## Dataset excerpt
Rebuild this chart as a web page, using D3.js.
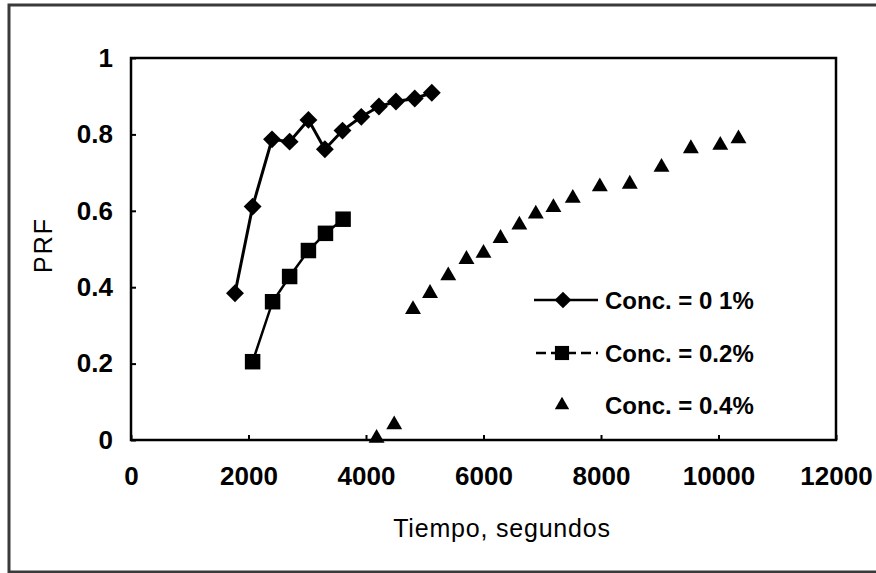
<!DOCTYPE html>
<html>
<head>
<meta charset="utf-8">
<script src="https://cdnjs.cloudflare.com/ajax/libs/d3/7.8.5/d3.min.js"></script>
<style>
  body { margin: 0; background: #fff; }
  text { font-family: "Liberation Sans", Arial, sans-serif; fill: #000; }
</style>
</head>
<body>
<div id="chart"></div>
<script>
// PRF vs time, three concentrations
var seriesNames = ["Conc. = 0 1%", "Conc. = 0.2%", "Conc. = 0.4%"];

var time01 = [1770, 2070, 2400, 2700, 3020, 3300, 3600, 3920, 4220, 4510, 4830, 5120];
var prf01  = [0.384, 0.611, 0.787, 0.781, 0.838, 0.761, 0.810, 0.846, 0.873, 0.886, 0.894, 0.909];

var time02 = [2070, 2410, 2700, 3020, 3310, 3610];
var prf02  = [0.205, 0.362, 0.428, 0.496, 0.541, 0.578];

var time04 = [4180, 4480, 4800, 5090, 5400, 5710, 6000, 6290, 6610, 6890, 7190, 7520, 7980, 8490, 9030, 9530, 10030, 10340];
var prf04  = [0.005, 0.04, 0.342, 0.384, 0.430, 0.473, 0.489, 0.528, 0.563, 0.592, 0.609, 0.633, 0.663, 0.670, 0.714, 0.763, 0.772, 0.789];

var xTicks = [0, 2000, 4000, 6000, 8000, 10000, 12000];
var yTicks = [0, 0.2, 0.4, 0.6, 0.8, 1];

function zip(xs, ys) {
  return xs.map(function(v, i) { return {t: v, p: ys[i]}; });
}

var width = 876, height = 573;

var x = d3.scaleLinear().domain([0, 12000]).range([131, 836]);
var y = d3.scaleLinear().domain([0, 1]).range([440, 58]);

var svg = d3.select("#chart").append("svg")
  .attr("width", width)
  .attr("height", height);

// outer border (top, left, bottom only)
svg.append("path")
  .attr("d", "M876,5 H9 V572 H876")
  .attr("fill", "none")
  .attr("stroke", "#3a3a3a")
  .attr("stroke-width", 3);

// plot frame
svg.append("rect")
  .attr("x", x(0))
  .attr("y", y(1))
  .attr("width", x(12000) - x(0))
  .attr("height", y(0) - y(1))
  .attr("fill", "none")
  .attr("stroke", "#000")
  .attr("stroke-width", 2.5);

// axes, ticks pointing inwards
var xAxis = svg.append("g")
  .attr("transform", "translate(0," + y(0) + ")")
  .call(d3.axisBottom(x).tickValues(xTicks).tickSize(-5).tickPadding(0).tickFormat(d3.format("d")));
xAxis.select(".domain").remove();
xAxis.selectAll("line").attr("stroke", "#000").attr("stroke-width", 2);
xAxis.selectAll("text")
  .attr("y", 45)
  .attr("dy", null)
  .style("font-size", "26px")
  .style("font-weight", "bold");

var yAxis = svg.append("g")
  .attr("transform", "translate(" + x(0) + ",0)")
  .call(d3.axisLeft(y).tickValues(yTicks).tickSize(-5).tickPadding(18).tickFormat(function(d) { return d === 0 || d === 1 ? d3.format("d")(d) : d3.format(".1f")(d); }));
yAxis.select(".domain").remove();
yAxis.selectAll("line").attr("stroke", "#000").attr("stroke-width", 2);
yAxis.selectAll("text")
  .style("font-size", "26px")
  .style("font-weight", "bold");

// axis titles
svg.append("text")
  .attr("x", 502)
  .attr("y", 537)
  .style("text-anchor", "middle")
  .style("font-size", "25px")
  .style("letter-spacing", "0.8px")
  .text("Tiempo, segundos");

svg.append("text")
  .attr("transform", "translate(52,245) rotate(-90)")
  .style("text-anchor", "middle")
  .style("font-size", "25px")
  .style("letter-spacing", "2px")
  .text("PRF");

var line = d3.line()
  .x(function(d) { return x(d.t); })
  .y(function(d) { return y(d.p); });

var diamond = d3.symbol().type(d3.symbolSquare).size(160);
var square = d3.symbol().type(d3.symbolSquare).size(240);
var triangle = d3.symbol().type(d3.symbolTriangle).size(110);

// 0.1 %
var s1 = zip(time01, prf01);
svg.append("path")
  .datum(s1)
  .attr("d", line)
  .attr("fill", "none")
  .attr("stroke", "#000")
  .attr("stroke-width", 3);
svg.selectAll(".diamond")
  .data(s1)
  .enter().append("path")
  .attr("class", "diamond")
  .attr("d", diamond)
  .attr("transform", function(d) { return "translate(" + x(d.t) + "," + y(d.p) + ") rotate(45)"; })
  .attr("fill", "#000");

// 0.2 %
var s2 = zip(time02, prf02);
svg.append("path")
  .datum(s2)
  .attr("d", line)
  .attr("fill", "none")
  .attr("stroke", "#000")
  .attr("stroke-width", 2.5);
svg.selectAll(".square")
  .data(s2)
  .enter().append("path")
  .attr("class", "square")
  .attr("d", square)
  .attr("transform", function(d) { return "translate(" + x(d.t) + "," + y(d.p) + ")"; })
  .attr("fill", "#000");

// 0.4 %
var s3 = zip(time04, prf04);
svg.selectAll(".triangle")
  .data(s3)
  .enter().append("path")
  .attr("class", "triangle")
  .attr("d", triangle)
  .attr("transform", function(d) { return "translate(" + x(d.t) + "," + y(d.p) + ")"; })
  .attr("fill", "#000");

// legend
var legendY = [300, 353, 405];
var legend = svg.append("g");

legend.append("line")
  .attr("x1", 534).attr("x2", 598).attr("y1", legendY[0]).attr("y2", legendY[0])
  .attr("stroke", "#000").attr("stroke-width", 2.5);
legend.append("path")
  .attr("d", d3.symbol().type(d3.symbolSquare).size(140))
  .attr("transform", "translate(563," + legendY[0] + ") rotate(45)");

legend.append("line")
  .attr("x1", 536).attr("x2", 598).attr("y1", legendY[1]).attr("y2", legendY[1])
  .attr("stroke", "#000").attr("stroke-width", 2.5)
  .attr("stroke-dasharray", "10,5");
legend.append("path")
  .attr("d", d3.symbol().type(d3.symbolSquare).size(200))
  .attr("transform", "translate(562," + legendY[1] + ")");

legend.append("path")
  .attr("d", d3.symbol().type(d3.symbolTriangle).size(90))
  .attr("transform", "translate(562," + legendY[2] + ")");

legend.selectAll(".leg-text")
  .data(seriesNames)
  .enter().append("text")
  .attr("class", "leg-text")
  .attr("x", 605)
  .attr("y", function(d, i) { return legendY[i] + 9; })
  .style("font-size", "24px")
  .style("font-weight", "bold")
  .text(function(d) { return d; });
</script>
</body>
</html>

## Your instructions
Emit the lines of the material exactly, from its first line to the line containing "0.886, 0.894, 0.909];", inclusive; leave every picture out.

## Full solution
Rebuild this chart as a web page, using D3.js.
<!DOCTYPE html>
<html>
<head>
<meta charset="utf-8">
<script src="https://cdnjs.cloudflare.com/ajax/libs/d3/7.8.5/d3.min.js"></script>
<style>
  body { margin: 0; background: #fff; }
  text { font-family: "Liberation Sans", Arial, sans-serif; fill: #000; }
</style>
</head>
<body>
<div id="chart"></div>
<script>
// PRF vs time, three concentrations
var seriesNames = ["Conc. = 0 1%", "Conc. = 0.2%", "Conc. = 0.4%"];

var time01 = [1770, 2070, 2400, 2700, 3020, 3300, 3600, 3920, 4220, 4510, 4830, 5120];
var prf01  = [0.384, 0.611, 0.787, 0.781, 0.838, 0.761, 0.810, 0.846, 0.873, 0.886, 0.894, 0.909];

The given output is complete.